Lequel ? Celui de Sartre s’adresse à  la liberté des hommes et des femmes, et contourne le désir de mort. Heidegger en rejette les prétentions, sans pour autant en écarter l’acheminement dans  l’Etre de la parole elle-même, par le délaissement avec la proximité du tout proche et jusqu’au pas du paysan en lui. C’est à une refondation de l’humanisme, issu de l’humanisme chrétien, que nous sommes appelés, pour sortir du déni qui s’est instauré avec la séparation sécularisée du théologico-politique, en définitive.

 Je dis « appelés », et j’entends le mot en un sens bien plus radical que  celui d’une alliance nécessaire conjecturelle entre hommes et femmes de bonne volontés, contraints à bricoler des passerelles dans l’espoir de freiner les menaces apocalyptiques  qui pèsent sur le globe terrestre et sur l’humain lui-même.  Je dis que nous sommes « appelés » par la transvaluation  en cours de l’humanisme universel qui se cherche, de rupture en rupture,  depuis la philosophie grecque, le message biblique, la révélation christique et l’éclosion problématisante et problématique des Lumière. Cette transvaluation est en route, elle aspire à une « éthique au-delà du commandement » et s’étaie d’une expérience psychanalytique qui  n’a pas peur de se définir comme un « très singulier christocentrisme » (Lacan). Et je reviens à ma flânerie à Rome, avec en mémoire les écrits de Thérèse d’Avila, cette femme dont le génie baroque fait trait d’union entre la mystique et les Lumières.
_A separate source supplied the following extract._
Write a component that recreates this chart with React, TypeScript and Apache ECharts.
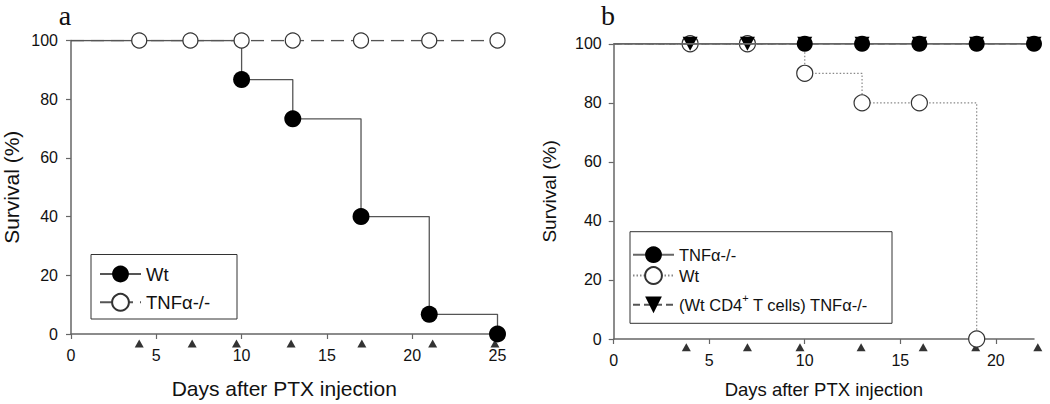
import React, { useEffect, useRef } from "react";
import * as echarts from "echarts";

// ---- Panel a ----
const A_WT_DAYS = [0, 10, 13, 17, 21, 25];
const A_WT_SURV = [100, 86.7, 73.3, 40, 6.7, 0];
const A_TNF_DAYS = [0, 4, 7, 10, 13, 17, 21, 25];
const A_TNF_SURV = [100, 100, 100, 100, 100, 100, 100, 100];
const A_PTX_DAYS = [4, 7.1, 9.7, 12.9, 17.05, 21.2, 24.85];
const A_PTX_LEVEL = -3.2;
const A_X_TICKS = [0, 5, 10, 15, 20, 25];

// ---- Panel b ----
const B_TNF_DAYS = [0, 10, 13, 16, 19, 22];
const B_TNF_SURV = [100, 100, 100, 100, 100, 100];
const B_WT_DAYS = [0, 4, 7, 10, 13, 16, 19];
const B_WT_SURV = [100, 100, 100, 90, 80, 80, 0];
const B_CD4_DAYS = [0, 4, 7, 10, 13, 16, 19, 22];
const B_CD4_SURV = [100, 100, 100, 100, 100, 100, 100, 100];
const B_PTX_DAYS = [3.8, 7.0, 9.75, 12.95, 16.2, 18.95, 22.2];
const B_PTX_LEVEL = -2.8;
const B_X_TICKS = [0, 5, 10, 15, 20];

const Y_TICKS = [0, 20, 40, 60, 80, 100];

const X_NAME = "Days after PTX injection";
const Y_NAME = "Survival (%)";

const FONT = "Liberation Sans, Arial, sans-serif";
const SERIF = "Liberation Serif, Times New Roman, serif";
const AXIS_COLOR = "#666";
const LINE_COLOR = "#555";
const DOWN_TRI = "path://M0,0L10,0L5,10Z";

function pts(days: number[], surv: number[]) {
  return days.map((d, i) => {
    const item: any = { value: [d, surv[i]] };
    if (i === 0) item.symbol = "none";
    return item;
  });
}

function xAxisCfg(grid: number, max: number, ticks: number[], nameSize: number, nameGap: number) {
  return {
    gridIndex: grid,
    type: "value",
    min: 0,
    max,
    interval: 5,
    name: X_NAME,
    nameLocation: "middle",
    nameGap,
    nameTextStyle: { fontSize: nameSize, color: "#111", fontFamily: FONT },
    axisLine: { show: true, onZero: false, lineStyle: { color: AXIS_COLOR, width: 1.5 } },
    axisTick: { show: true, length: 5, customValues: ticks, lineStyle: { color: AXIS_COLOR, width: 1.2 } },
    axisLabel: { show: true, margin: 13, fontSize: 16, color: "#111", fontFamily: FONT, customValues: ticks },
    splitLine: { show: false },
  };
}

function yAxisCfg(grid: number, nameSize: number, nameGap: number, margin: number) {
  return {
    gridIndex: grid,
    type: "value",
    min: 0,
    max: 100,
    interval: 20,
    name: Y_NAME,
    nameLocation: "middle",
    nameGap,
    nameTextStyle: { fontSize: nameSize, color: "#111", fontFamily: FONT },
    axisLine: { show: true, onZero: false, lineStyle: { color: AXIS_COLOR, width: 1.5 } },
    axisTick: { show: true, length: 5, customValues: Y_TICKS, lineStyle: { color: AXIS_COLOR, width: 1.2 } },
    axisLabel: { show: true, margin, fontSize: 16, color: "#111", fontFamily: FONT, customValues: Y_TICKS },
    splitLine: { show: false },
  };
}

function legendItem(name: string, label: string, left: number, centerY: number, fontSize: number, rich?: any) {
  return {
    data: [name],
    left,
    top: centerY - 10.5,
    orient: "vertical",
    padding: 0,
    itemGap: 0,
    itemWidth: 41,
    itemHeight: 21,
    selectedMode: false,
    formatter: () => label,
    textStyle: { fontSize, color: "#111", fontFamily: FONT, rich },
  };
}

export default function App() {
  const ref = useRef<HTMLDivElement>(null);

  useEffect(() => {
    if (!ref.current) return;
    const chart = echarts.init(ref.current, undefined, { renderer: "svg" });

    const ptxA = A_PTX_DAYS.map((d) => [d, A_PTX_LEVEL]);
    const ptxB = B_PTX_DAYS.map((d) => [d, B_PTX_LEVEL]);

    const supRich = {
      n: { fontSize: 16.5, lineHeight: 24, fontFamily: FONT, color: "#111" },
      sup: { fontSize: 11, lineHeight: 13, verticalAlign: "top", fontFamily: FONT, color: "#111" },
    };

    chart.setOption({
      animation: false,
      backgroundColor: "#fff",
      grid: [
        { left: 70.5, top: 40.5, width: 427, height: 297.5, containLabel: false },
        { left: 613.7, top: 43.8, width: 420.3, height: 297.5, containLabel: false },
      ],
      xAxis: [xAxisCfg(0, 25, A_X_TICKS, 21, 44), xAxisCfg(1, 22, B_X_TICKS, 18.5, 41)],
      yAxis: [yAxisCfg(0, 21, 49, 13), yAxisCfg(1, 19, 55, 12)],
      legend: [
        legendItem("a:Wt", "Wt", 99, 275, 18.5),
        legendItem("a:TNF", "TNFα-/-", 99, 303.3, 18.5),
        legendItem("b:TNF", "TNFα-/-", 632, 256.7, 16.5),
        legendItem("b:Wt", "Wt", 632, 276.7, 16.5),
        {
          ...legendItem("b:CD4", "", 632, 303.3, 16.5, supRich),
          formatter: () => "{n|(Wt CD4}{sup|+}{n| T cells) TNFα-/-}",
        },
      ],
      graphic: [
        { type: "text", x: 65, y: 15.5, style: { text: "a", font: `28px ${SERIF}`, fill: "#111", textAlign: "center", verticalAlign: "middle" } },
        { type: "text", x: 608, y: 15.5, style: { text: "b", font: `28px ${SERIF}`, fill: "#111", textAlign: "center", verticalAlign: "middle" } },
        { type: "rect", shape: { x: 91, y: 254.5, width: 146, height: 64.5 }, style: { fill: "none", stroke: "#333", lineWidth: 1 }, z: 0 },
        { type: "rect", shape: { x: 630, y: 231.7, width: 262, height: 91.6 }, style: { fill: "none", stroke: "#333", lineWidth: 1 }, z: 0 },
      ],
      series: [
        {
          name: "a:Wt",
          type: "line",
          xAxisIndex: 0,
          yAxisIndex: 0,
          step: "end",
          data: pts(A_WT_DAYS, A_WT_SURV),
          symbol: "circle",
          symbolSize: 17,
          itemStyle: { color: "#000", borderColor: "#000", borderWidth: 0 },
          lineStyle: { color: LINE_COLOR, width: 1.3, type: "solid" },
          z: 2,
        },
        {
          name: "a:TNF",
          type: "line",
          xAxisIndex: 0,
          yAxisIndex: 0,
          data: pts(A_TNF_DAYS, A_TNF_SURV),
          symbol: "circle",
          symbolSize: 15,
          itemStyle: { color: "#fff", borderColor: "#333", borderWidth: 1.2 },
          lineStyle: { color: LINE_COLOR, width: 1.3, type: [13, 7] },
          z: 3,
        },
        {
          name: "a:PTX",
          type: "scatter",
          xAxisIndex: 0,
          yAxisIndex: 0,
          data: ptxA,
          symbol: "triangle",
          symbolSize: [9, 8],
          clip: false,
          silent: true,
          itemStyle: { color: "#000" },
        },
        {
          name: "b:TNF",
          type: "line",
          xAxisIndex: 1,
          yAxisIndex: 1,
          data: pts(B_TNF_DAYS, B_TNF_SURV),
          symbol: "circle",
          symbolSize: 16,
          itemStyle: { color: "#000", borderColor: "#000", borderWidth: 0 },
          lineStyle: { color: "#666", width: 1.8, type: "solid" },
          z: 5,
        },
        {
          name: "b:Wt",
          type: "line",
          xAxisIndex: 1,
          yAxisIndex: 1,
          step: "end",
          data: pts(B_WT_DAYS, B_WT_SURV),
          symbol: "circle",
          symbolSize: 16,
          itemStyle: { color: "#fff", borderColor: "#333", borderWidth: 1.2 },
          lineStyle: { color: "#888", width: 1.2, type: [1.5, 2] },
          z: 3,
        },
        {
          name: "b:CD4",
          type: "line",
          xAxisIndex: 1,
          yAxisIndex: 1,
          data: pts(B_CD4_DAYS, B_CD4_SURV),
          symbol: DOWN_TRI,
          symbolSize: [15, 14],
          itemStyle: { color: "#000", borderColor: "#000", borderWidth: 0 },
          lineStyle: { color: LINE_COLOR, width: 1.3, type: [7, 4] },
          z: 4,
        },
        {
          name: "b:PTX",
          type: "scatter",
          xAxisIndex: 1,
          yAxisIndex: 1,
          data: ptxB,
          symbol: "triangle",
          symbolSize: [9, 8],
          clip: false,
          silent: true,
          itemStyle: { color: "#000" },
        },
      ],
    });

    return () => chart.dispose();
  }, []);

  return (
    <div
      ref={ref}
      style={{ position: "absolute", left: 0, top: 0, width: 1050, height: 404, background: "#fff" }}
    />
  );
}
     La refondation de l’humanisme  dont il s’agit est soucieuse de sa dette envers les codes religieux qui la précèdent, car sans la transvaluation desquels les principes éthiques sont lettre morte, écrasés entre le politique de l’assistanat social et d’un juridique réduit à gérer des comportements qui s’installent et dont on préfère ignorer le sens.